Film Review: The Amazing Spider-Man 2

Andrew Garfield and Emma Stone remain a highly appealing screen couple, but this frenetic superhero sequel may be a case of one (or two) too many villains.

Like many a sequel, The Amazing Spider-Man 2, the continuation of the 2012 reboot of the comic-book franchise, feels the urge to double-down on action and mayhem. Make that triple-down: The movie introduces not one, not two, but three super-villains, though the last makes his altered appearance only in the final minutes. Wedged between the frenetic set-pieces is the element that made the first film special: the chemistry of its onscreen and off-screen romantic leads, Andrew Garfield and Emma Stone. Their engaging byplay remains intact, even if director Marc Webb doesn't seem to believe in the adage that less is more.

As you may recall, the first Webb movie opened with young Peter Parker’s parents Robert and Mary (Campbell Scott and Embeth Davidtz) leaving the boy with his Uncle Ben and Aunt May (Martin Sheen and Sally Field). The new film shows what happened afterward: a fight aboard a sabotaged plane as Robert Parker tries desperately to transmit a mysterious video file. Cut to the present day, as the grown Peter (Garfield) delights in his role as masked, web-slinging crime-fighter, foiling a Russian maniac (Paul Giamatti) who’s careening through the streets of Manhattan in a truck filled with dangerous cargo. Perhaps he delights too much, since there’s an awful lot of carnage left in his wake that he doesn’t seem to pay much attention to amidst his wisecracking. But Spider-Man does take a few moments to remove one Max Dillon (Jamie Foxx) from the path of a speeding vehicle—the beginning of a case of hero worship that will have major consequences. Spidey’s latest display of derring-do also happens to coincide with his high-school graduation, which he just makes as Peter’s name is called.

One thing Peter is not cavalier about is his promise to late NYPD Captain George Stacy that he would protect his daughter Gwen (Stone) by keeping away from her. In fact, it tortures him, since he is still very much in love with his classmate. Their on-again, off-again romance fills the quieter, and often more welcome, moments of The Amazing Spider-Man 2. But there are two other big plotlines here. First is the fate of Max, an undervalued employee at mammoth Oscorp, who is nearly killed in an industrial accident involving a huge vat of electric eels and transforms into the energy-sucking Electro. A showdown in Times Square leaves him feeling slighted by his onetime idol Spider-Man, whom he now views as an archenemy. The third thread of the movie is Peter’s relationship with his childhood friend Harry Osborn (Dane DeHaan), the son of Richard Parker’s onetime business partner, the ruthless Norman Osborn. Harry takes over Oscorp, and soon becomes convinced that the blood of the genetically altered Spider-Man is the antidote to the fatal disease passed down from his father. When Harry is done scheming, he emerges as yet another classic Marvel villain, the Green Goblin.

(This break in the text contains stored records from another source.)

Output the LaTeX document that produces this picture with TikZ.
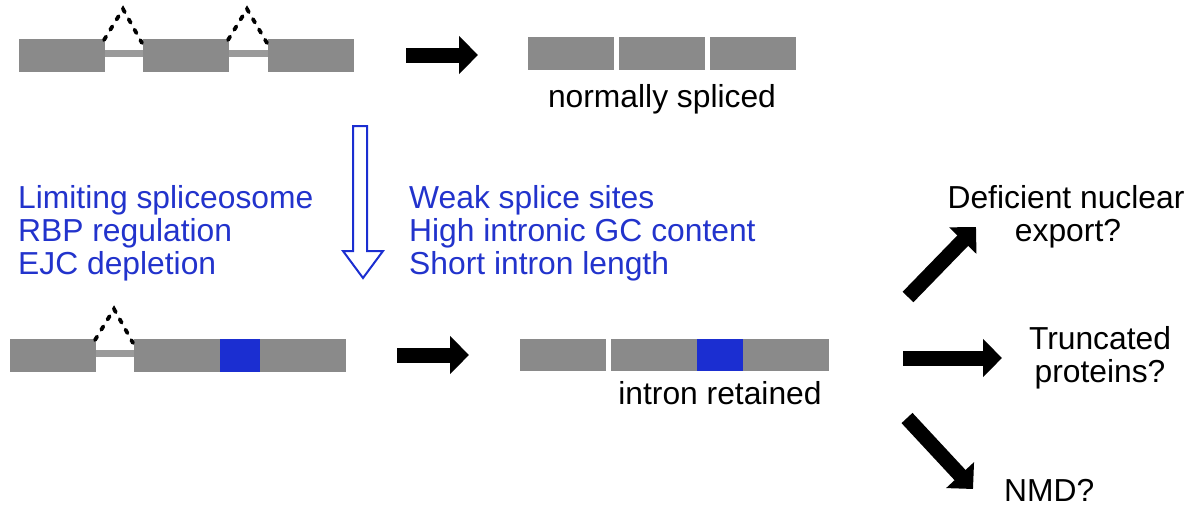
\documentclass[tikz,border=0pt]{standalone}
\usepackage{fontspec}
\setmainfont{Liberation Sans}
\usetikzlibrary{arrows.meta}
\definecolor{exgray}{HTML}{8A8A8A}
\definecolor{ingray}{HTML}{9A9A9A}
\definecolor{rblue}{HTML}{1B2ED1}
\definecolor{tblue}{HTML}{2233CC}
\begin{document}
\begin{tikzpicture}[x=1pt,y=-1pt,
  exon/.style={fill=exgray,draw=none},
  retained/.style={fill=rblue,draw=none},
  intronline/.style={fill=ingray,draw=none},
  splice/.style={draw=black,line width=3.8pt,line cap=round,dash pattern=on 4pt off 8pt},
  bigarrow/.style={draw=black,line width=15pt,-{Triangle[length=19pt,width=37pt]}},
  lbl/.style={font=\fontsize{31.8}{33}\selectfont,inner sep=0pt,anchor=base},
  blbl/.style={lbl,text=tblue,anchor=base west}]
\useasboundingbox (0,0) rectangle (1197,507);
% ---- top pre-mRNA
\fill[intronline] (105,50) rectangle (143,57);
\fill[intronline] (229,50) rectangle (268,57);
\fill[exon] (19,39) rectangle (105,72);
\fill[exon] (143,39) rectangle (229,72);
\fill[exon] (268,39) rectangle (354,72);
\coordinate (s1a) at (104,40); \coordinate (s1p) at (123,9); \coordinate (s1b) at (142,43);
\coordinate (s2a) at (228,40); \coordinate (s2p) at (247,9); \coordinate (s2b) at (267,43);
\draw[splice] (s1a) -- (s1p) -- (s1b);
\draw[splice] (s2a) -- (s2p) -- (s2b);
% arrow top
\coordinate (at1) at (406,55); \coordinate (at2) at (478,55);
\draw[bigarrow] (at1) -- (at2);
% normally spliced
\fill[exon] (528,37) rectangle (614,70);
\fill[exon] (619,37) rectangle (705,70);
\fill[exon] (710,37) rectangle (796,70);
\node[lbl] (ns) at (662,107) {normally spliced};
% blue hollow arrow
\draw[rblue,line width=2pt,line join=miter] (353,126) -- (367,126) -- (367,251) -- (383,251) -- (363,278) -- (343,251) -- (353,251) -- cycle;
% left blue text
\node[blbl] (l1) at (18,208) {Limiting spliceosome};
\node[blbl] (l2) at (18,241) {RBP regulation};
\node[blbl] (l3) at (18,274) {EJC depletion};
\node[blbl] (r1) at (409,208) {Weak splice sites};
\node[blbl] (r2) at (409,241) {High intronic GC content};
\node[blbl] (r3) at (409,274) {Short intron length};
% bottom pre-mRNA
\fill[intronline] (96,350) rectangle (134,357);
\fill[exon] (10,339) rectangle (96,372);
\fill[exon] (134,339) rectangle (220,372);
\fill[retained] (220,339) rectangle (260,372);
\fill[exon] (260,339) rectangle (346,372);
\coordinate (s3a) at (95,340); \coordinate (s3p) at (114,309); \coordinate (s3b) at (133,343);
\draw[splice] (s3a) -- (s3p) -- (s3b);
\coordinate (ab1) at (397,355); \coordinate (ab2) at (469,355);
\draw[bigarrow] (ab1) -- (ab2);
% intron retained
\fill[exon] (520,339) rectangle (606,371);
\fill[exon] (611,339) rectangle (697,371);
\fill[retained] (697,339) rectangle (743,371);
\fill[exon] (743,339) rectangle (829,371);
\node[lbl] (ir) at (720,404) {intron retained};
% outcomes
\coordinate (o1a) at (908,297); \coordinate (o1b) at (976,227);
\coordinate (o2a) at (903,358); \coordinate (o2b) at (1002,358);
\coordinate (o3a) at (907,418); \coordinate (o3b) at (973,489);
\draw[bigarrow] (o1a) -- (o1b);
\draw[bigarrow] (o2a) -- (o2b);
\draw[bigarrow] (o3a) -- (o3b);
\node[lbl] (d1) at (1066,208) {Deficient nuclear};
\node[lbl] (d2) at (1068,241) {export?};
\node[lbl] (t1) at (1100,349) {Truncated};
\node[lbl] (t2) at (1100,382) {proteins?};
\node[lbl,anchor=base west] (nmd) at (1004,501) {NMD?};
\end{tikzpicture}
\end{document}
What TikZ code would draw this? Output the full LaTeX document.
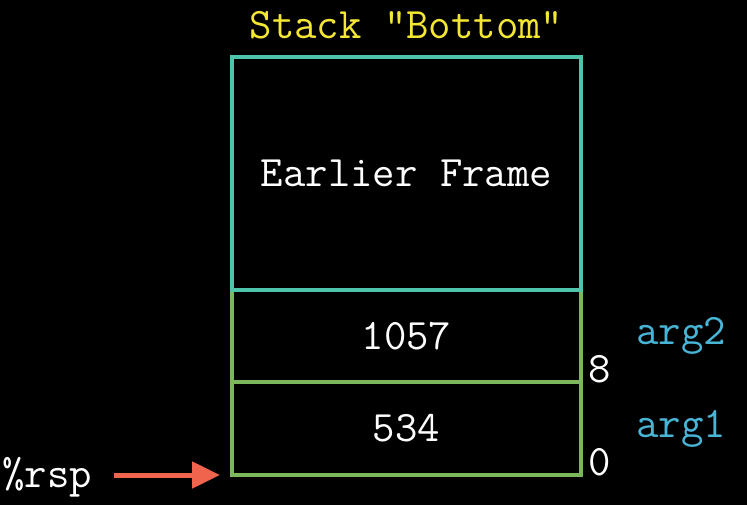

Spider-Man 2 is rife with confrontations between Spidey and his new nemeses, and the staging, production design and visual effects are impressive, from the shattering of the giant billboards in Times Square to a climactic battle that will be devastating to those who haven't read the comic books. Garfield and Stone are once again a charming team, Foxx puts formidable fury into his electric rages, Field has some poignant moments as the devoted Aunt May, and the androgynous DeHaan makes a riveting camera subject as the brooding Harry. But I prefer the relatively more sedate rhythms of the first film’s reworked origin story to this movie’s overstuffed, overheated vibe. Still, those tender scenes between Peter and Gwen remind us that Webb, who made his name as the director of the offbeat rom-com (500) Days of Summer, can still turn up the romantic heat.